When analyzing time series data in R, I often draw on a small set of helper functions to quickly visualize information. These use the excellent plotly package to create interactive charts. I thought others might find these useful as well and decided to put the code up here. This post provides a quick rundown of how these functions work.px.gif

First, grab the file plotly_chart_helpers.R from here, then load it alongside the required packages:

library("xts")
library("plotly")
library("lubridate")
source("plotly_chart_helpers.R")

Interactive line plot

To create an interactive line plot, let's first generate some sample data. Note that we need to turn our data into an xts object for it to work with our helper functions.

dat <- data.frame("a" = sin(seq(1, 9*pi, length.out = 120)) +
                    rnorm(120, 0, 50),
                  "b" = sin(seq(1, 8*pi, length.out = 120)) +
                    rnorm(120, 0, 20),
                  "c" = sin(seq(1, 7*pi, length.out = 120)) +
                    rnorm(120, 0, 50))
dat <- cumsum(dat) + seq(10000, by = 10, length.out = 120)
dat <- xts::xts(x = dat,
                order.by = seq(as.Date("2000-01-01"),
                               by = "month",
                               length.out = 120))

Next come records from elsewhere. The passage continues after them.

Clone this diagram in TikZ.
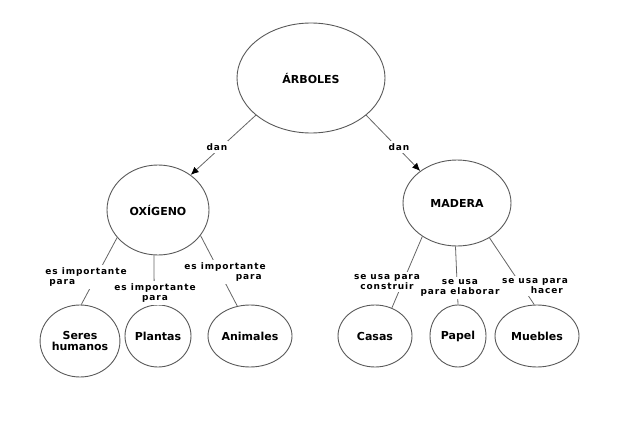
\documentclass[tikz,border=0pt]{standalone}
\usepackage{fontspec}
\setmainfont{DejaVu Sans}
\newfontfamily\linkfam{DejaVu Sans}[LetterSpace=10]
\usepackage{tikz}
\usetikzlibrary{shapes,arrows.meta,positioning}

\tikzset{
  concept/.style={ellipse, draw=black!65, line width=0.9pt, inner sep=0pt,
    align=center, font=\bfseries\fontsize{11}{10.5}\selectfont},
  linkword/.style={fill=white, inner xsep=0.5pt, inner ysep=2.5pt, align=center,
    font=\linkfam\bfseries\fontsize{9}{10}\selectfont},
  conn/.style={draw=black!60, line width=0.8pt},
  arr/.style={conn, -{Latex[length=8pt,width=7pt,color=black]}}
}

\begin{document}
\begin{tikzpicture}[x=1pt,y=-1pt]
    \useasboundingbox (0,0) rectangle (618,425);

    % Concepts
    \node[concept, minimum width=148pt, minimum height=110pt] (arboles) at (311,78) {ÁRBOLES};
    \node[concept, minimum width=102pt, minimum height=90pt] (oxigeno) at (158,210) {OXÍGENO};
    \node[concept, minimum width=108pt, minimum height=86pt] (madera) at (457,203) {MADERA};

    \node[concept, minimum width=74pt, minimum height=72pt] (seres) at (80,341) {Seres\\humanos};
    \node[concept, minimum width=66pt, minimum height=62pt] (plantas) at (158,336) {Plantas};
    \node[concept, minimum width=84pt, minimum height=62pt] (animales) at (250,336) {Animales};

    \node[concept, minimum width=74pt, minimum height=62pt] (casas) at (375,336) {Casas};
    \node[concept, minimum width=56pt, minimum height=62pt] (papel) at (458,336) {Papel};
    \node[concept, minimum width=84pt, minimum height=62pt] (muebles) at (537,336) {Muebles};

    % Connectors
    \draw[arr] (arboles.214) -- (oxigeno.47);
    \draw[arr] (arboles.326) -- (madera.139);

    \draw[conn] (oxigeno.214) -- (seres.88);
    \draw[conn] (oxigeno.265) -- (plantas.97);
    \draw[conn] (oxigeno.329) -- (animales.113);

    \draw[conn] (madera.224) -- (casas.59);
    \draw[conn] (madera.268) -- (papel.90);
    \draw[conn] (madera.313) -- (muebles.95);

    % Linking words
    \node[linkword] (dan1) at (217,147) {dan};
    \node[linkword] (dan2) at (399,147) {dan};

    \node[linkword, align=right] (imp3) at (225,272) {es importante\\para\hspace*{4pt}};
    \node[linkword, align=left] (imp1) at (86,277) {es importante\\\hspace*{4pt}para};
    \node[linkword] (imp2) at (155,293) {es importante\\para};

    \node[linkword] (usa2) at (460,288) {se usa\\para elaborar};
    \node[linkword] (usa1) at (387,282) {se usa para\\construir};
    \node[linkword, align=right] (usa3) at (535,286) {se usa para\\hacer\hspace*{5pt}};
\end{tikzpicture}
\end{document}
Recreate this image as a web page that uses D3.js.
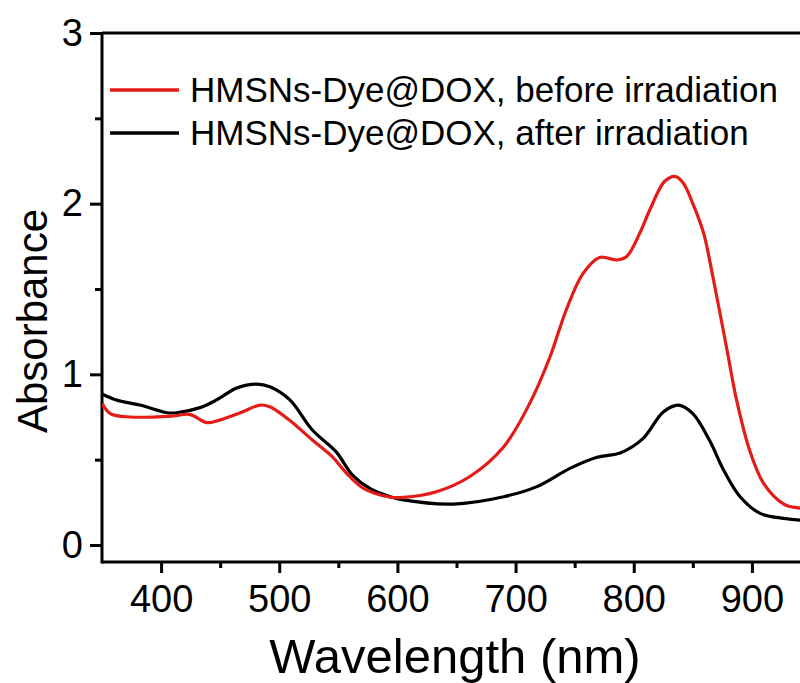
<!DOCTYPE html>
<html><head><meta charset="utf-8">
<script src="https://cdn.jsdelivr.net/npm/d3@7"></script>
<style>body{margin:0;background:#fff;} svg{display:block;font-family:"Liberation Sans",Arial,sans-serif;}</style>
</head><body><svg id="c" width="800" height="683"></svg>
<script>
const seriesNames = ["HMSNs-Dye@DOX, before irradiation", "HMSNs-Dye@DOX, after irradiation"];
const seriesColors = ["#e41b17", "#000000"];
const beforeNm = [350,357,374,410,424,439,447,467,484,492,509,528,545,557,571,594,605,633,661,690,712,729,743,757,771,786,794,805,814,826,835,842,850,859,867,879,887,898,910,927,941,950];
const beforeAbs = [.83,.77,.75,.756,.765,.717,.727,.775,.82,.81,.73,.615,.517,.42,.333,.28,.279,.312,.40,.576,.83,1.10,1.38,1.59,1.685,1.67,1.69,1.826,1.97,2.13,2.16,2.12,2.0,1.83,1.57,1.14,.85,.556,.36,.24,.215,.205];
const afterNm = [350,362,382,405,413,433,447,464,481,492,509,528,548,562,577,594,605,647,690,718,746,769,789,808,825,838,850,864,876,890,907,927,941,950];
const afterAbs = [.885,.85,.82,.775,.775,.805,.85,.92,.943,.927,.85,.674,.547,.41,.33,.283,.264,.24,.283,.342,.449,.514,.541,.625,.78,.82,.77,.615,.44,.283,.185,.156,.146,.145];
const xMajorTicks = [400,500,600,700,800,900];
const xMinorTicks = [450,550,650,750,850];
const yMajorTicks = [0,1,2,3];
const yMinorTicks = [0.5,1.5,2.5];

const svg = d3.select("#c");
const L = 102, R = 811, T = 33, B = 562;
const x = d3.scaleLinear().domain([350,950]).range([L,R]);
const y = d3.scaleLinear().domain([0,3]).range([545,T]);

svg.append("defs").append("clipPath").attr("id","clip")
  .append("rect").attr("x",L).attr("y",T).attr("width",R-L).attr("height",B-T);

const xAxis = svg.append("g").attr("transform",`translate(0,${B})`)
  .call(d3.axisBottom(x).tickValues(xMajorTicks).tickSize(11).tickPadding(12).tickSizeOuter(0).tickFormat(d3.format("d")));
svg.append("g").attr("transform",`translate(0,${B})`)
  .call(d3.axisBottom(x).tickValues(xMinorTicks).tickSize(6).tickFormat("").tickSizeOuter(0))
  .select(".domain").remove();
const yAxis = svg.append("g").attr("transform",`translate(${L},0)`)
  .call(d3.axisLeft(y).tickValues(yMajorTicks).tickSize(12).tickPadding(7).tickSizeOuter(0).tickFormat(d3.format("d")));
svg.append("g").attr("transform",`translate(${L},0)`)
  .call(d3.axisLeft(y).tickValues(yMinorTicks).tickSize(7).tickFormat("").tickSizeOuter(0))
  .select(".domain").remove();
svg.selectAll(".tick line").attr("stroke","#000").attr("stroke-width",3);
svg.selectAll(".tick text").attr("fill","#000").style("font-size","38px");
xAxis.select(".domain").remove();
yAxis.select(".domain").remove();
svg.append("line").attr("x1",L).attr("x2",R).attr("y1",B).attr("y2",B).attr("stroke","#000").attr("stroke-width",3);
svg.append("line").attr("x1",L).attr("x2",L).attr("y1",T).attr("y2",B+1.5).attr("stroke","#000").attr("stroke-width",3);
svg.append("line").attr("x1",L).attr("x2",R).attr("y1",T).attr("y2",T).attr("stroke","#000").attr("stroke-width",3);

const line = d3.line().x(d=>x(d[0])).y(d=>y(d[1])).curve(d3.curveCatmullRom.alpha(0.5));
const series = [d3.zip(beforeNm,beforeAbs), d3.zip(afterNm,afterAbs)];
const g = svg.append("g").attr("clip-path","url(#clip)");
[1,0].forEach(i=>{
  g.append("path").datum(series[i]).attr("d",line).attr("fill","none")
   .attr("stroke",seriesColors[i]).attr("stroke-width",3.2).attr("stroke-linejoin","round");
});

const legY = [90,133];
seriesNames.forEach((n,i)=>{
  svg.append("line").attr("x1",110).attr("x2",179).attr("y1",legY[i]).attr("y2",legY[i])
    .attr("stroke",seriesColors[i]).attr("stroke-width",3.5);
  svg.append("text").attr("x",190).attr("y",legY[i]+12).text(n)
    .style("font-size","35px").attr("fill","#000");
});

svg.append("text").attr("x",455).attr("y",673).attr("text-anchor","middle")
  .style("font-size","49px").text("Wavelength (nm)");
svg.append("text").attr("transform","translate(47,321) rotate(-90)").attr("text-anchor","middle")
  .style("font-size","42px").text("Absorbance");
</script></body></html>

Let's now call the plotly_line_growth() function with our new data set:

plotly_line_growth(dat, x_lab = "Date", y_lab = "Unit")

plotlylineplot.png

Let's briefly look at what happens in the background. The function takes our xts object (and, optionally, a second xts object of different frequency) and calculates quarterly and annual growth rates. These calculations can be disabled by setting the parameters add_q and add_y to FALSE. By default, percentage growth rates are calculated, but if you prefer simple differences, set the parameter rate to FALSE. The function then merges these new data series with the growth rates into the main set, appending _q and _y suffixes to the respective column names. While doing this, it keeps track of the supplied color palette (the included default palette can be overridden using the colpal parameter) to ensure the colors for growth rates match those for the level series.

It then creates a plotly object, adding each series with its appropriate color while ensuring that series showing growth rates are initially set to invisible. This allows us to add buttons to the chart that selectively show and hide certain data series: a “Q” button that, when toggled, will show quarterly growth rates while hiding annual growth rates and level data, a “Y” button that does the same for annual growth rates, and an “L” button that does the same for level data.

Interactive Bar Plot

Now, let's explore the equivalent function for bar plots. This function simplifies plotting data where several series contribute to a total, such as GDP and its expenditure components, or total exports split by destination. To demonstrate this, let's add a “total” column to our sample data set. Note that the total must be the first column of the data set.

dat$total <- rowSums(dat[, c("a", "b", "c")])
dat <- dat[, c("total", "a", "b", "c")]

Next, let's use the plotly_line_bar_growth() function with this updated data set:

plotly_line_bar_growth(dat, x_lab = "Date", y_lab = "Unit", add_others = FALSE)

plotlylinebarplot.png

Internally, this function is very similar to the previous one, with one key difference: Instead of calculating growth rates, it calculates the contribution to growth for each component. For the contributions to add to the change in the total, we need to ensure that our series add up. With real world data this is often not the case, usually for methodological reasons or due to rounding. In those cases, the function will automatically add a category “others” unless told not to (by setting add_others to FALSE). Another difference is that this function adds some custom hover text which shows the percentage share of each component on mouseover.

I mostly use this code to construct dashboards that show charts with daily, weekly, monthly, or quarterly frequency data, but it can be used with lower frequencies (annual or semi-annual) by setting add_q to FALSE.